-One World Brewing is planning to open on Haywood Road in West Asheville, across from Zia Taqueria. The plan is for a tap room with full bar and live music nightly on top, off Haywood, and a 10 bbl brewhouse underneath on Allen Street. There will be a top floor balcony overlooking a large outdoor area, which will have its own stage as well. Look for them to be open by October or November. One World Brewing opened in 2014 in downtown Asheville. Haywood Road is red hot with new restaurants, bars, a bodega and more in development.
-Speaking of beer, Sweeten Creek Brewing is expanding its brew house to a 10-barrel brewing system and transitioning its current one-barrel unit to a pilot system, according to a press release. Owners Erica and Joey Justice say they’re looking forward to being better able to keep up with high demand for their quality beers.
-Still more local beer news here with Riverbend Malt House and The Biltmore Company announcing a craft beer and malt collaboration under which Biltmore will provide Biltmore Estate grown grain for Riverbend to malt as a primary ingredient in Biltmore’s “Cedric’s” line of craft beers, according to a press release. More:
Biltmore planted 10 acres of two- and six-row barley last fall on the estate as a pilot research project and independent testing has now confirmed that high quality malting grain can be grown. Earlier this year, Biltmore’s Cedric’s Pale Ale and Cedric’s Brown Ale craft beers were reintroduced featuring craft malt produced by Riverbend Malt House.
“We are thrilled to have Riverbend’s malt being used by the prestigious Biltmore Company and we look forward to malting Biltmore grown grain,” stated Brent Manning, Riverbend Founder/Head Maltster. “A key element of Riverbend’s mission is to work with local farmers, and we can’t get much more local than the Biltmore Estate.”
-Here’s the crowdfunding campaign for the Asheville band Travers Brothership. Band members were in a motor vehicle wreck recently, which injured one member and ruined their van and equipment.
-Reporter Emily Patrick is the fifth Asheville Citizen-Times newsroom employee to depart the newspaper in recent weeks, following reporters Abby Margulis, Beth Walton and Julie Ball, as well as photographer Maddy Jones. Longtime sports reporter Andrew Pearson also recently departed. (No, these are not layoffs.)

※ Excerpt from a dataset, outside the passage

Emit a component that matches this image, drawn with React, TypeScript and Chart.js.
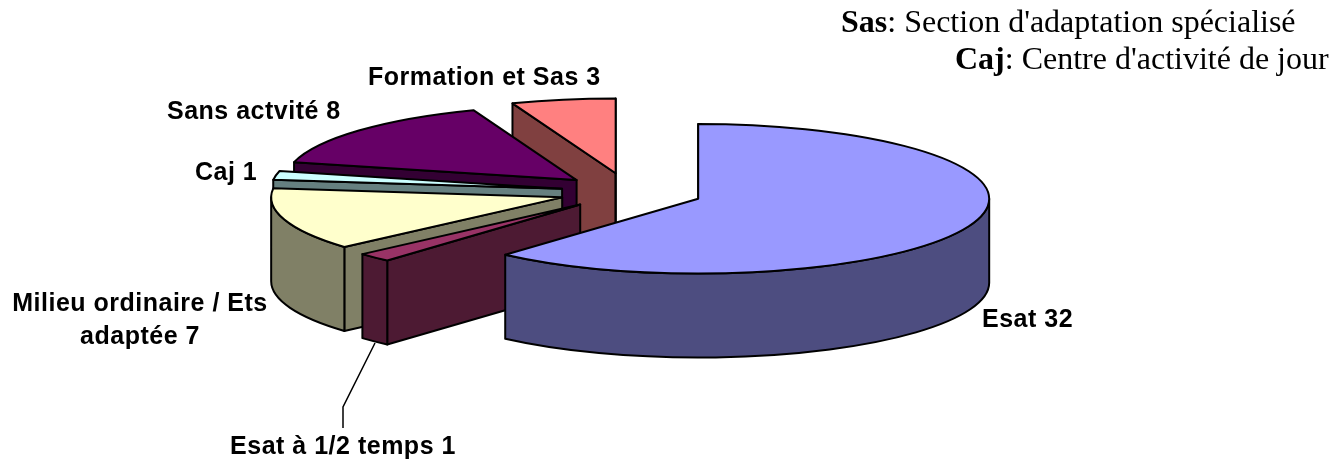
import React, { useEffect, useRef } from "react";
import { Chart, registerables } from "chart.js";

Chart.register(...registerables);

const categories = ["Esat", "Esat à 1/2 temps", "Milieu ordinaire / Ets adaptée", "Caj", "Sans actvité", "Formation et Sas"];
const values = [32, 1, 7, 1, 8, 3];
const topColors = ["#9999FF", "#993366", "#FFFFCC", "#CCFFFF", "#660066", "#FF8080"];
const wallColors = ["#4D4D80", "#4D1A33", "#808066", "#668080", "#330033", "#804040"];
const explode = [74, 69, 70, 68, 70, 74];

const W = 1344;
const H = 461;
const RADIUS = 291;
const SQUASH = 0.257;
const DEPTH = 84;
const CENTER_X = 629;
const CENTER_Y = 192;
const LABEL_FONT = 'bold 25px "Liberation Sans", Arial, sans-serif';
const NOTE_SIZE = 32;

// label lines per slice: [text, x, y, align]
const labelLayout: [string, number, number, CanvasTextAlign][][] = [
  [[`${categories[0]} ${values[0]}`, 982, 320, "left"]],
  [[`${categories[1]} ${values[1]}`, 343, 447, "center"]],
  [["Milieu ordinaire / Ets", 140, 304, "center"], [`adaptée ${values[2]}`, 140, 337, "center"]],
  [[`${categories[3]} ${values[3]}`, 195, 173, "left"]],
  [[`${categories[4]} ${values[4]}`, 167, 112, "left"]],
  [[`${categories[5]} ${values[5]}`, 368, 78, "left"]],
];
const leader = [[375, 343], [343, 407], [343, 428]];
const notes: [string, string, number, number][] = [
  ["Sas", ": Section d'adaptation spécialisé", 841, 24],
  ["Caj", ": Centre d'activité de jour", 955, 61],
];

const pie3d = {
  id: "pie3d",
  beforeDatasetsDraw(chart: any) {
    const ctx: CanvasRenderingContext2D = chart.ctx;
    const arcs = chart.getDatasetMeta(0).data;
    ctx.save();
    ctx.lineWidth = 2;
    ctx.strokeStyle = "#000";
    ctx.lineJoin = "round";
    for (let i = arcs.length - 1; i >= 0; i--) {
      const arc = arcs[i];
      const a0 = arc.startAngle;
      const a1 = arc.endAngle;
      const h = (a0 + a1) / 2;
      const ex = Math.cos(h) * explode[i];
      const ey = Math.sin(h) * explode[i];
      const r = arc.outerRadius;
      const cx = arc.x + ex;
      const cy = CENTER_Y + ey * SQUASH;
      const ry = r * SQUASH;
      const wall = wallColors[i];

      // radial walls that face the viewer
      const faces: number[] = [];
      if (Math.cos(a0) < 1e-6) faces.push(a0);
      if (Math.cos(a1) > -1e-6) faces.push(a1);
      for (const a of faces) {
        const px = cx + Math.cos(a) * r;
        const py = cy + Math.sin(a) * ry;
        ctx.beginPath();
        ctx.moveTo(cx, cy);
        ctx.lineTo(px, py);
        ctx.lineTo(px, py + DEPTH);
        ctx.lineTo(cx, cy + DEPTH);
        ctx.closePath();
        ctx.fillStyle = wall;
        ctx.fill();
        ctx.stroke();
      }

      // curved outer wall, front half only
      const w0 = Math.max(a0, 0);
      const w1 = Math.min(a1, Math.PI);
      if (w1 > w0) {
        ctx.beginPath();
        ctx.ellipse(cx, cy, r, ry, 0, w0, w1, false);
        ctx.ellipse(cx, cy + DEPTH, r, ry, 0, w1, w0, true);
        ctx.closePath();
        ctx.fillStyle = wall;
        ctx.fill();
        ctx.stroke();
      }

      // top face, drawn by the library's own arc element
      ctx.save();
      ctx.translate(ex, cy);
      ctx.scale(1, SQUASH);
      ctx.translate(0, -arc.y);
      arc.draw(ctx);
      ctx.restore();

      ctx.beginPath();
      ctx.moveTo(cx, cy);
      ctx.ellipse(cx, cy, r, ry, 0, a0, a1, false);
      ctx.closePath();
      ctx.stroke();
    }
    ctx.restore();
    return false;
  },
  afterDraw(chart: any) {
    const ctx: CanvasRenderingContext2D = chart.ctx;
    ctx.save();
    ctx.strokeStyle = "#000";
    ctx.lineWidth = 1.5;
    ctx.beginPath();
    leader.forEach(([x, y], i) => (i ? ctx.lineTo(x, y) : ctx.moveTo(x, y)));
    ctx.stroke();

    ctx.fillStyle = "#000";
    ctx.textBaseline = "middle";
    ctx.font = LABEL_FONT;
    (ctx as any).letterSpacing = "0.5px";
    for (const lines of labelLayout) {
      for (const [text, x, y, align] of lines) {
        ctx.textAlign = align;
        ctx.fillText(text, x, y);
      }
    }
    (ctx as any).letterSpacing = "0px";
    ctx.textAlign = "left";
    for (const [head, rest, x, y] of notes) {
      ctx.font = `bold ${NOTE_SIZE}px "Liberation Serif", "Times New Roman", serif`;
      ctx.fillText(head, x, y);
      const w = ctx.measureText(head).width;
      ctx.font = `${NOTE_SIZE}px "Liberation Serif", "Times New Roman", serif`;
      ctx.fillText(rest, x + w, y);
    }
    ctx.restore();
  },
};

export default function App() {
  const ref = useRef<HTMLCanvasElement>(null);
  useEffect(() => {
    document.body.style.margin = "0";
    document.body.style.background = "#fff";
    const chart = new Chart(ref.current as HTMLCanvasElement, {
      type: "pie",
      data: {
        labels: categories,
        datasets: [
          {
            data: values,
            backgroundColor: topColors,
            borderWidth: 0,
          },
        ],
      },
      options: {
        responsive: false,
        animation: false,
        radius: RADIUS,
        layout: { padding: { left: 0, top: 0, bottom: 0, right: W - 2 * CENTER_X } },
        plugins: { legend: { display: false }, tooltip: { enabled: false } },
      } as any,
      plugins: [pie3d as any],
    });
    return () => chart.destroy();
  }, []);
  return <canvas ref={ref} width={W} height={H} style={{ display: "block" }} />;
}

In an interview Wednesday on Ashevillle FM’s Slumber Party show (103.3 FM) with hosts Jake Frankel, Michele Scheve and Ali McGhee, Patrick said she was leaving to pursue a flower farming business in Madison County, and to work on a building project in Marshall with her fiance, potter Josh Copus. (A year ago, Copus and a group of partners bought the old Madison County jail building for just under $100,000 with the intent to renovate it. Copus is founder of Clayspace Co-Op ini the Asheville River Arts District.) Patrick said she would use her background as a journalist to document the history of the building for a project called Old Marshall Jail.